C99未定義の動作を試すとこうなる

このコードはC99としてコンパイルすることが出来る。(注: 最近のgccでは問題の式について警告を発します)

#include <stdio.h>

int print(int num, int args[])
{
        int i;
        for(i = 0; i < num; ++i) {
                printf("%d", args[i]);
        }
        return 1;
}

int main()
{
        int a = 2;
        return print(1,(int[]){print(1, (int[]){print(2, (int[]){++a, print(1, (int[]){a + print(1, (int[]){print(2, (int[]){++a, ++a})})})})})}) && print(1, (int[]){a});
}

しかし、C99規格では

  • 初期化子の並びの副作用実行順序は未規定

とされているため、このコードの実行結果は未定義とされる。
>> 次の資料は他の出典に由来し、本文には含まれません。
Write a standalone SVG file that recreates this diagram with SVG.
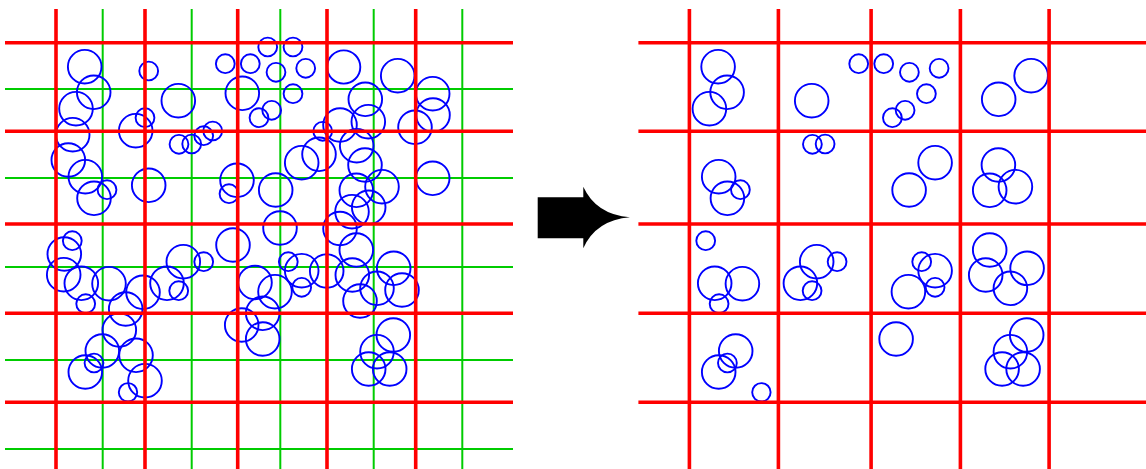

関数や完結式(ある式の部分式でない式)が副作用完了点とされているので、returnの式中にある前置インクリメントの式たちは未定義の動作とはならない、はず。
未定義の動作を2つの異なるコンパイラで体験してみよう。
一つ目はgcc、言わずと知れたメジャーなCコンパイラの一つだ。大体のLinux環境や*BSD環境にインストールされている。
コンパイル&実行すると、

$ gcc --version
gcc (GCC) 4.2.1 20070719
Copyright (C) 2007 Free Software Foundation, Inc.
This is free software; see the source for copying conditions.  There is NO
warranty; not even for MERCHANTABILITY or FITNESS FOR A PARTICULAR PURPOSE.

$ gcc -std=c99 test.c && ./a.out
551651115

こうなる。
二つ目はPCC、30年ほどの歴史を持つ老舗のCコンパイラーだ。30年ぶりにC99対応をひっさげて1.0.0がでたとか、OpenBSDがソースツリーに取り込んだという話を聞いたことがあるけど、その後の報道がない。
コンパイル&実行すると、

$ pcc --version
pcc 1.1.0.DEVEL 20111207 for i386-unknown-openbsd5.0

$ pcc -std=c99 test.c && ./a.out
341551115

gccと1、2、4番目の出力が異なる。
それぞれコンパイラが生成した実行順序について考察してみるとおもしろいだろう。